Hong Kong top court upholds rulings protecting inheritance, housing rights for same-sex couples
Hong Kong’s top court upheld earlier rulings that favoured subsidised housing benefits and equal inheritance rights for same-sex married couples, in a landmark victory for the city’s LGBTQ+ community.
The unanimous decisions are expected to have a far-reaching impact on the lives of same-sex couples, who have traditionally had fewer rights compared to their heterosexual counterparts in the global financial hub.
The Court of Final Appeal’s dismissal of the government’s appeals on Tuesday ended legal battles over the differential treatment facing same-sex couples married overseas under Hong Kong’s Housing Authority policies. It also ended two inheritance laws. Some of the legal battles have been ongoing for years.
Chief Justice Andrew Cheung said in his judgment that exclusionary housing policies were argued to be beneficial to opposite-sex married couples because they increase the supply of subsidised housing for them, thereby supporting the institution of traditional families.
But Cheung said authorities failed to provide evidence showing the potential impact on opposite-sex couples if those policies were relaxed.
“The challenged policies cannot be justified,” he wrote.
On the inheritance laws, judges Roberto Ribeiro and Joseph Fok ruled in their written judgment that the disputed provisions are “discriminatory and unconstitutional” .
Currently, the city only recognises same-sex marriage for certain purposes such as taxation, civil service benefits and dependent visas, prompting some couples to marry elsewhere. Many of the government’s concessions were won through legal challenges, and the city has seen a growing social acceptance toward same-sex marriage.
Nick Infinger, who first launched a judicial review against the Housing Authority in 2018, told reporters that Tuesday’s rulings “acknowledged same-sex couples can love each other and deserve to live together”.
The city’s Housing Authority had declined to consider an application by Infinger, a permanent resident, to rent a public flat with his husband, because their marriage in Canada was not recognised in Hong Kong.
“This is not only fighting for me, for my partner, but this is fighting for all the same-sex couples in Hong Kong,” he said outside the court building.
Jerome Yau, co-founder of Hong Kong Marriage Equality, a non-governmental organisation, told the media that “the court made it very clear that same-sex marriage is just the same as heterosexual marriage”. Hong Kong Marriage Equality called on the government to immediately end the exclusion of same-sex couples from marriage.
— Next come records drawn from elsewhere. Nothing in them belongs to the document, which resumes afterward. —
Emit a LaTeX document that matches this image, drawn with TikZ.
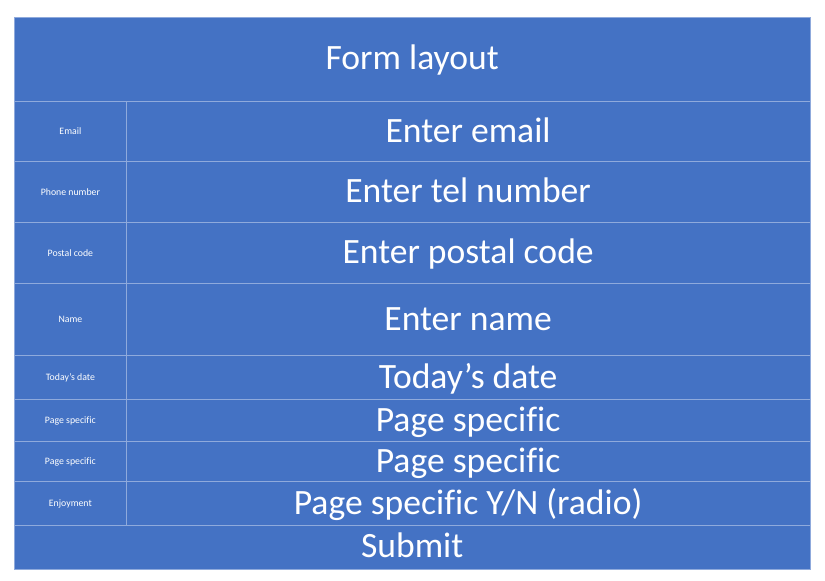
\documentclass[tikz,border=0pt]{standalone}
\usepackage{fontspec}
\setmainfont[Ligatures=NoCommon]{Carlito}
\definecolor{cellblue}{HTML}{4472C4}
\definecolor{gridline}{HTML}{8FAADC}
\begin{document}
\begin{tikzpicture}[x=1pt,y=-1pt,
  bigtext/.style={text=white,anchor=base,inner sep=0pt,font=\fontsize{35.6}{42}\selectfont},
  smalltext/.style={text=white,anchor=base,inner sep=0pt,font=\fontsize{9.8}{12}\selectfont},
  rule/.style={draw=gridline,line width=1pt}]
\useasboundingbox (0,0) rectangle (825,581);
% table background
\fill[cellblue] (14.5,17.3) rectangle (810,569);
% row separators
\foreach \yy in {101,161.3,222.3,283.3,355.3,399.3,441.3,481.3,525.3}
  \draw[rule] (14.5,\yy) -- (810,\yy);
% label column separator
\draw[rule] (126.3,101) -- (126.3,525.3);
% outer frame
\draw[rule] (14.5,17.3) rectangle (810,569);
% header and footer
\node[bigtext] (title) at (412.2,69) {Form layout};
\node[bigtext] (submit) at (412.2,557.5) {Submit};
% field rows: label, field text
\node[smalltext] (l1) at (70.4,134.6) {Email};
\node[bigtext]   (f1) at (468.1,142.2) {Enter email};
\node[smalltext] (l2) at (70.4,195.2) {Phone number};
\node[bigtext]   (f2) at (468.1,202.8) {Enter tel number};
\node[smalltext] (l3) at (70.4,256.2) {Postal code};
\node[bigtext]   (f3) at (468.1,263.8) {Enter postal code};
\node[smalltext] (l4) at (70.4,322.7) {Name};
\node[bigtext]   (f4) at (468.1,330.3) {Enter name};
\node[smalltext] (l5) at (70.4,380.7) {Today’s date};
\node[bigtext]   (f5) at (468.1,388.3) {Today’s date};
\node[smalltext] (l6) at (70.4,423.7) {Page specific};
\node[bigtext]   (f6) at (468.1,431.3) {Page specific};
\node[smalltext] (l7) at (70.4,464.7) {Page specific};
\node[bigtext]   (f7) at (468.1,472.3) {Page specific};
\node[smalltext] (l8) at (70.4,506.7) {Enjoyment};
\node[bigtext]   (f8) at (468.1,514.3) {Page specific Y/N (radio)};
\end{tikzpicture}
\end{document}
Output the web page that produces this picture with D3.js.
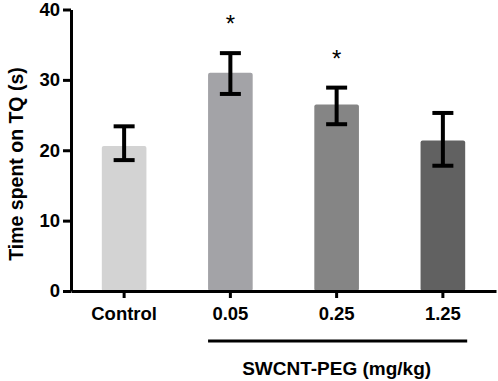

The top court’s rulings also concluded a long legal journey taken by Henry Li and his late partner, Edgar Ng. After they married in Britain in 2017, Ng bought a subsidised flat as his matrimonial home with Li.
The Housing Authority, however, said Li could not be added as an authorised occupant of the flat in the capacity of Ng’s family member because same-sex married partners do not fall within its definition of “spouse”. Ng was also concerned that if he died intestate, his proprieties would not be passed to Li, the court heard.
Ng died in 2020 after suffering years of depression.
After the rulings, Li posted a message on his Facebook page, saying that although he has lived in pain in the absence of Ng, he has not given up his husband’s aspiration to pursue equality.
“Without you by my side, the arguments of the government and the Housing Authority in the cases seemed to become more cruel, causing me even more distress,” he wrote to Ng in the message. “Our cases have finally reached their conclusion.”
In September 2023, the top court ruled that the government should provide a framework for recognising same-sex partnerships. This ruling, along with other successful legal challenges brought by members of the LGBTQ+ community, made Hong Kong the only place in China to grant such recognition for same-sex couples.
In separate judgments handed down in 2020 and 2021, a lower court had ruled that the housing policies involved in Tuesday’s cases violated the constitutional right to equality, and that excluding same-sex spouses from inheritance law benefits constituted unlawful discrimination.
The government had challenged these decisions at the court of appeal but subsequently lost in October 2023. It then took the cases to the top court.